What is asked ▸ Print the lines starting at the line containing "Output the web" and ending at the line containing "or posterior 21", exactly and in full, without the pictures.

[Charts and diagrams as code]
Begin

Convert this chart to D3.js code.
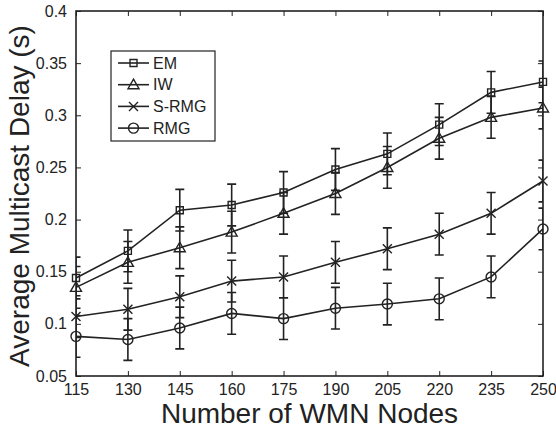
<!DOCTYPE html>
<html><head><meta charset="utf-8">
<script src="https://cdn.jsdelivr.net/npm/d3@7"></script>
<style>body{margin:0;background:#fff}text{font-family:"Liberation Sans",Arial,sans-serif;fill:#222}</style>
</head><body><svg id="c" width="556" height="428"></svg>
<script>
const nodes = [115,130,145,160,175,190,205,220,235,250];
const seriesNames = ["EM","IW","S-RMG","RMG"];
const emDelay   = [0.144,0.170,0.209,0.214,0.226,0.248,0.263,0.291,0.322,0.332];
const iwDelay   = [0.135,0.159,0.173,0.188,0.206,0.225,0.250,0.278,0.298,0.307];
const srmgDelay = [0.107,0.114,0.126,0.141,0.145,0.159,0.172,0.186,0.206,0.237];
const rmgDelay  = [0.088,0.085,0.096,0.110,0.105,0.115,0.119,0.124,0.145,0.191];
const emErr   = [0.02,0.02,0.02,0.02,0.02,0.02,0.02,0.02,0.02,0.02];
const iwErr   = [0.02,0.02,0.02,0.02,0.02,0.02,0.02,0.02,0.02,0.02];
const srmgErr = [0.02,0.02,0.02,0.02,0.02,0.02,0.02,0.02,0.02,0.02];
const rmgErr  = [0.02,0.02,0.02,0.02,0.02,0.02,0.02,0.02,0.02,0.02];
const yTicks = [0.05,0.1,0.15,0.2,0.25,0.3,0.35,0.4];
const yTickLabels = ["0.05","0.1","0.15","0.2","0.25","0.3","0.35","0.4"];
const xTitle = "Number of WMN Nodes";
const yTitle = "Average Multicast Delay (s)";

const series = [
  {name:seriesNames[0], v:emDelay, e:emErr, m:"square"},
  {name:seriesNames[1], v:iwDelay, e:iwErr, m:"triangle"},
  {name:seriesNames[2], v:srmgDelay, e:srmgErr, m:"x"},
  {name:seriesNames[3], v:rmgDelay, e:rmgErr, m:"circle"}
];

const L=76,R=543,T=11,B=376, ink="#222";
const svg=d3.select("#c");
const x=d3.scaleLinear().domain([115,250]).range([L,R]);
const y=d3.scaleLinear().domain([0.05,0.4]).range([B,T]);

svg.append("defs").append("clipPath").attr("id","clip")
  .append("rect").attr("x",L).attr("y",T).attr("width",R-L).attr("height",B-T);

// axes with inward ticks
const tl=5;
svg.append("g").attr("transform",`translate(0,${B})`)
  .call(d3.axisBottom(x).tickValues(nodes).tickSize(-tl).tickPadding(8).tickFormat(d3.format("d")))
  .call(g=>{g.select(".domain").remove();g.selectAll("line").attr("stroke",ink).attr("stroke-width",1);g.selectAll("text").attr("font-size",16).attr("fill",ink).attr("font-family","Liberation Sans, Arial, sans-serif");});
svg.append("g").attr("transform",`translate(0,${T})`)
  .call(d3.axisTop(x).tickValues(nodes).tickSize(-tl).tickFormat(""))
  .call(g=>{g.select(".domain").remove();g.selectAll("line").attr("stroke",ink).attr("stroke-width",1);});
svg.append("g").attr("transform",`translate(${L},0)`)
  .call(d3.axisLeft(y).tickValues(yTicks).tickSize(-tl).tickPadding(9).tickFormat((d,i)=>yTickLabels[i]))
  .call(g=>{g.select(".domain").remove();g.selectAll("line").attr("stroke",ink).attr("stroke-width",1);g.selectAll("text").attr("font-size",16).attr("fill",ink).attr("font-family","Liberation Sans, Arial, sans-serif");});
svg.append("g").attr("transform",`translate(${R},0)`)
  .call(d3.axisRight(y).tickValues(yTicks).tickSize(-tl).tickFormat(""))
  .call(g=>{g.select(".domain").remove();g.selectAll("line").attr("stroke",ink).attr("stroke-width",1);});
svg.append("rect").attr("x",L).attr("y",T).attr("width",R-L).attr("height",B-T)
  .attr("fill","none").attr("stroke",ink).attr("stroke-width",1.6);

// titles
svg.append("text").attr("x",(L+R)/2).attr("y",423).attr("text-anchor","middle")
  .attr("font-size",28).text(xTitle);
svg.append("text").attr("transform",`translate(29,196) rotate(-90)`).attr("text-anchor","middle")
  .attr("font-size",28).text(yTitle);

function marker(g,type,cx,cy){
  const s=g.append("path").attr("fill","none").attr("stroke",ink).attr("stroke-width",1.4);
  if(type==="square"){s.attr("d",`M${cx-3.5},${cy-3.5}h7v7h-7z`);}
  else if(type==="triangle"){s.attr("d",`M${cx},${cy-5.5}L${cx+5.5},${cy+4}L${cx-5.5},${cy+4}Z`);}
  else if(type==="x"){s.attr("d",`M${cx-4.5},${cy-4.5}L${cx+4.5},${cy+4.5}M${cx+4.5},${cy-4.5}L${cx-4.5},${cy+4.5}`);}
  else {s.attr("d",`M${cx+5},${cy}A5,5 0 1 1 ${cx-5},${cy}A5,5 0 1 1 ${cx+5},${cy}`);}
}

const line=d3.line().x((d,i)=>x(nodes[i])).y(d=>y(d));
const cw=4.5;
series.forEach(s=>{
  const g=svg.append("g");
  const eg=g.append("g").attr("clip-path","url(#clip)");
  s.v.forEach((v,i)=>{
    const cx=x(nodes[i]), y1=y(v+s.e[i]), y2=y(v-s.e[i]);
    eg.append("path").attr("fill","none").attr("stroke",ink).attr("stroke-width",1.6)
      .attr("d",`M${cx},${y1}V${y2}M${cx-cw},${y1}H${cx+cw}M${cx-cw},${y2}H${cx+cw}`);
  });
  g.append("path").datum(s.v).attr("d",line).attr("fill","none").attr("stroke",ink).attr("stroke-width",1.6);
  s.v.forEach((v,i)=>marker(g,s.m,x(nodes[i]),y(v)));
});

// legend
const lg=svg.append("g");
lg.append("rect").attr("x",111).attr("y",51).attr("width",104).attr("height",90)
  .attr("fill","#fff").attr("stroke",ink).attr("stroke-width",1.2);
series.forEach((s,i)=>{
  const yy=63+i*21.7;
  lg.append("line").attr("x1",118).attr("x2",149).attr("y1",yy).attr("y2",yy).attr("stroke",ink).attr("stroke-width",1.6);
  marker(lg,s.m,133.5,yy);
  lg.append("text").attr("x",153).attr("y",yy).attr("dy","0.35em").attr("font-size",16).text(s.name);
});
</script></body></html>
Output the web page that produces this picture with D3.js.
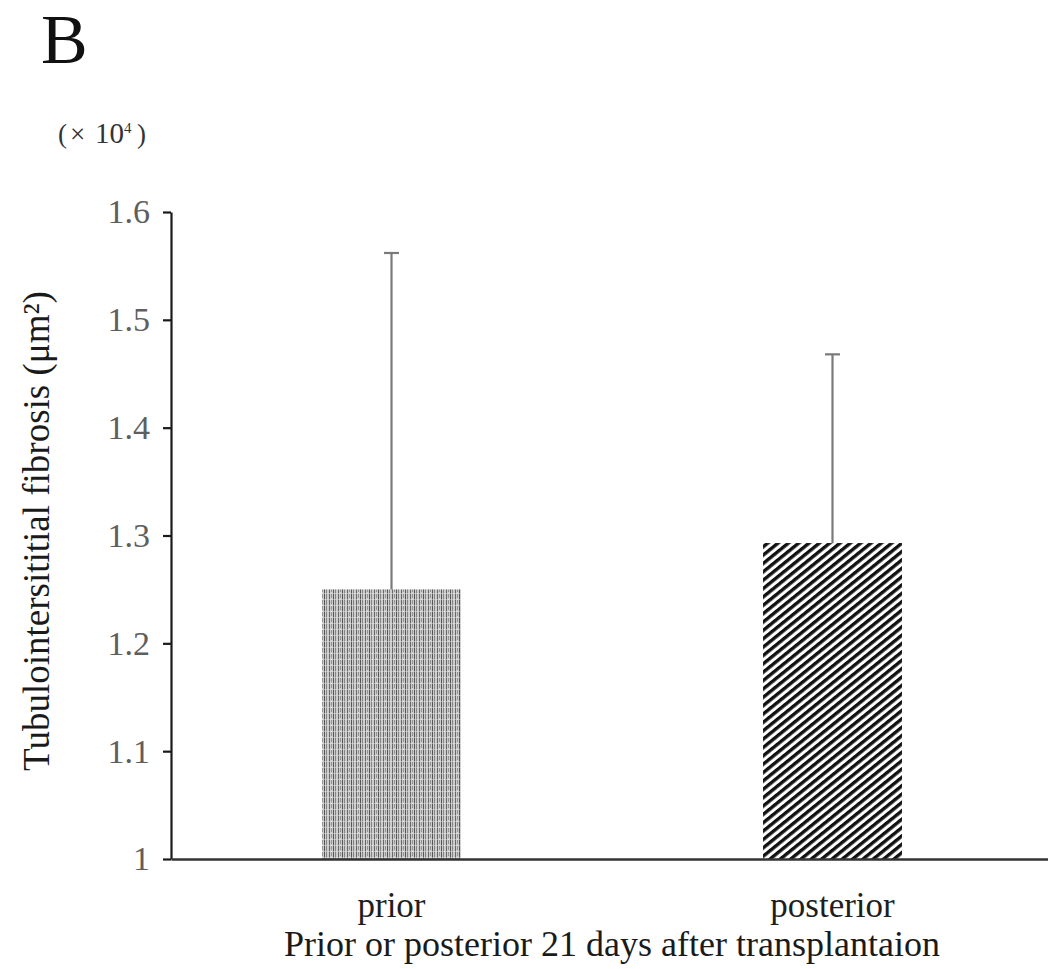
<!DOCTYPE html>
<html>
<head>
<meta charset="utf-8">
<script src="https://cdn.jsdelivr.net/npm/d3@7"></script>
<style>
  body { margin: 0; background: #fff; }
  svg { display: block; }
  text { font-family: "Liberation Serif", "Times New Roman", serif; }
</style>
</head>
<body>
<svg id="chart" width="1048" height="969"></svg>
<script>
// Tubulointerstitial fibrosis area before / after transplantation
const categories = ["prior", "posterior"];
const means = [1.25, 1.293];          // ×10^4 µm²
const upperErrors = [0.312, 0.175];   // SD drawn above each bar
const tickValues = [1, 1.1, 1.2, 1.3, 1.4, 1.5, 1.6];
const tickLabels = ["1", "1.1", "1.2", "1.3", "1.4", "1.5", "1.6"];
const fills = ["url(#vstripes)", "url(#hatch)"];
const panelLabel = "B";
const yTitle = "Tubulointersititial fibrosis (μm²)";
const xTitle = "Prior or posterior 21 days after transplantaion";

const svg = d3.select("#chart");
const plot = { left: 171, right: 1053, top: 212, bottom: 859 };

// --- fill patterns ---
const defs = svg.append("defs");

const vs = defs.append("pattern")
  .attr("id", "vstripes").attr("patternUnits", "userSpaceOnUse")
  .attr("width", 9).attr("height", 6);
vs.append("rect").attr("width", 9).attr("height", 6).attr("fill", "#cccccc");
vs.append("rect").attr("x", 0).attr("width", 1).attr("height", 6).attr("fill", "#555");
vs.append("rect").attr("x", 2).attr("width", 1).attr("height", 6).attr("fill", "#858585");
vs.append("rect").attr("x", 5).attr("width", 1).attr("height", 6).attr("fill", "#666");
vs.append("rect").attr("x", 7).attr("width", 1).attr("height", 4).attr("fill", "#939393");
vs.append("rect").attr("y", 5).attr("width", 9).attr("height", 1).attr("fill", "#e6e6e6").attr("opacity", 0.5);

const hp = 6.5;
const hatch = defs.append("pattern")
  .attr("id", "hatch").attr("patternUnits", "userSpaceOnUse")
  .attr("width", 20).attr("height", hp)
  .attr("patternTransform", "rotate(-39)");
hatch.append("rect").attr("width", 20).attr("height", hp).attr("fill", "#fff");
hatch.append("rect").attr("y", 0).attr("width", 20).attr("height", 3.4).attr("fill", "#111");

// --- scales ---
const x = d3.scaleBand()
  .domain(categories)
  .range([plot.left, plot.right])
  .paddingInner(0.685)
  .paddingOuter(0.3425);

const y = d3.scaleLinear()
  .domain([1, 1.6])
  .range([plot.bottom, plot.top]);

// --- bars ---
const data = categories.map((c, i) => ({ c, v: means[i], e: upperErrors[i], fill: fills[i] }));

svg.append("g").selectAll("rect").data(data).join("rect")
  .attr("x", d => x(d.c))
  .attr("width", x.bandwidth())
  .attr("y", d => y(d.v))
  .attr("height", d => y(1) - y(d.v))
  .attr("fill", d => d.fill);

// --- error bars (upper only) ---
const eb = svg.append("g").attr("stroke", "#7a7a7a").attr("stroke-width", 2.2);
eb.selectAll("line.stem").data(data).join("line").attr("class", "stem")
  .attr("x1", d => x(d.c) + x.bandwidth() / 2)
  .attr("x2", d => x(d.c) + x.bandwidth() / 2)
  .attr("y1", d => y(d.v))
  .attr("y2", d => y(d.v + d.e));
eb.selectAll("line.cap").data(data).join("line").attr("class", "cap")
  .attr("x1", d => x(d.c) + x.bandwidth() / 2 - 7.5)
  .attr("x2", d => x(d.c) + x.bandwidth() / 2 + 7.5)
  .attr("y1", d => y(d.v + d.e))
  .attr("y2", d => y(d.v + d.e));

// --- y axis ---
const yAxis = svg.append("g")
  .attr("transform", `translate(${plot.left},0)`)
  .call(d3.axisLeft(y)
    .tickValues(tickValues)
    .tickFormat((d, i) => tickLabels[i])
    .tickSize(8)
    .tickSizeOuter(0)
    .tickPadding(13));
yAxis.select(".domain").attr("stroke", "#1a1a1a").attr("stroke-width", 2.2);
yAxis.selectAll(".tick line").attr("stroke", "#1a1a1a").attr("stroke-width", 2.2);
yAxis.selectAll(".tick text")
  .attr("fill", "#5e5e5e")
  .attr("font-size", 34)
  .attr("font-family", "Liberation Serif, Times New Roman, serif");

// --- x axis ---
const xAxis = svg.append("g")
  .attr("transform", `translate(0,${plot.bottom})`)
  .call(d3.axisBottom(x).tickSize(0).tickSizeOuter(0).tickPadding(33));
xAxis.select(".domain").attr("stroke", "#333").attr("stroke-width", 2.6);
xAxis.selectAll(".tick text")
  .attr("fill", "#1e1e1e")
  .attr("font-size", 35)
  .attr("font-family", "Liberation Serif, Times New Roman, serif");

// --- titles ---
svg.append("text")
  .attr("x", 612).attr("y", 956)
  .attr("text-anchor", "middle")
  .attr("font-size", 36)
  .attr("fill", "#1a1a1a")
  .text(xTitle);

svg.append("text")
  .attr("transform", "translate(49,531) rotate(-90)")
  .attr("text-anchor", "middle")
  .attr("font-size", 37)
  .attr("fill", "#1a1a1a")
  .text(yTitle);

svg.append("text")
  .attr("x", 41).attr("y", 63)
  .attr("font-size", 70)
  .attr("fill", "#111")
  .text(panelLabel);

// unit multiplier above the y axis
const unit = svg.append("text")
  .attr("y", 143)
  .attr("font-size", 27)
  .attr("fill", "#333");
unit.append("tspan").attr("x", 58).text("(");
unit.append("tspan").attr("x", 70).text("×");
unit.append("tspan").attr("x", 95).attr("font-size", 29).text("10");
unit.append("tspan").attr("dy", -10).attr("font-size", 15).text("4");
unit.append("tspan").attr("dy", 10).attr("x", 137).text(")");
</script>
</body>
</html>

End

Answer to this exercise ▸
Output the web page that produces this picture with D3.js.
<!DOCTYPE html>
<html>
<head>
<meta charset="utf-8">
<script src="https://cdn.jsdelivr.net/npm/d3@7"></script>
<style>
  body { margin: 0; background: #fff; }
  svg { display: block; }
  text { font-family: "Liberation Serif", "Times New Roman", serif; }
</style>
</head>
<body>
<svg id="chart" width="1048" height="969"></svg>
<script>
// Tubulointerstitial fibrosis area before / after transplantation
const categories = ["prior", "posterior"];
const means = [1.25, 1.293];          // ×10^4 µm²
const upperErrors = [0.312, 0.175];   // SD drawn above each bar
const tickValues = [1, 1.1, 1.2, 1.3, 1.4, 1.5, 1.6];
const tickLabels = ["1", "1.1", "1.2", "1.3", "1.4", "1.5", "1.6"];
const fills = ["url(#vstripes)", "url(#hatch)"];
const panelLabel = "B";
const yTitle = "Tubulointersititial fibrosis (μm²)";
const xTitle = "Prior or posterior 21 days after transplantaion";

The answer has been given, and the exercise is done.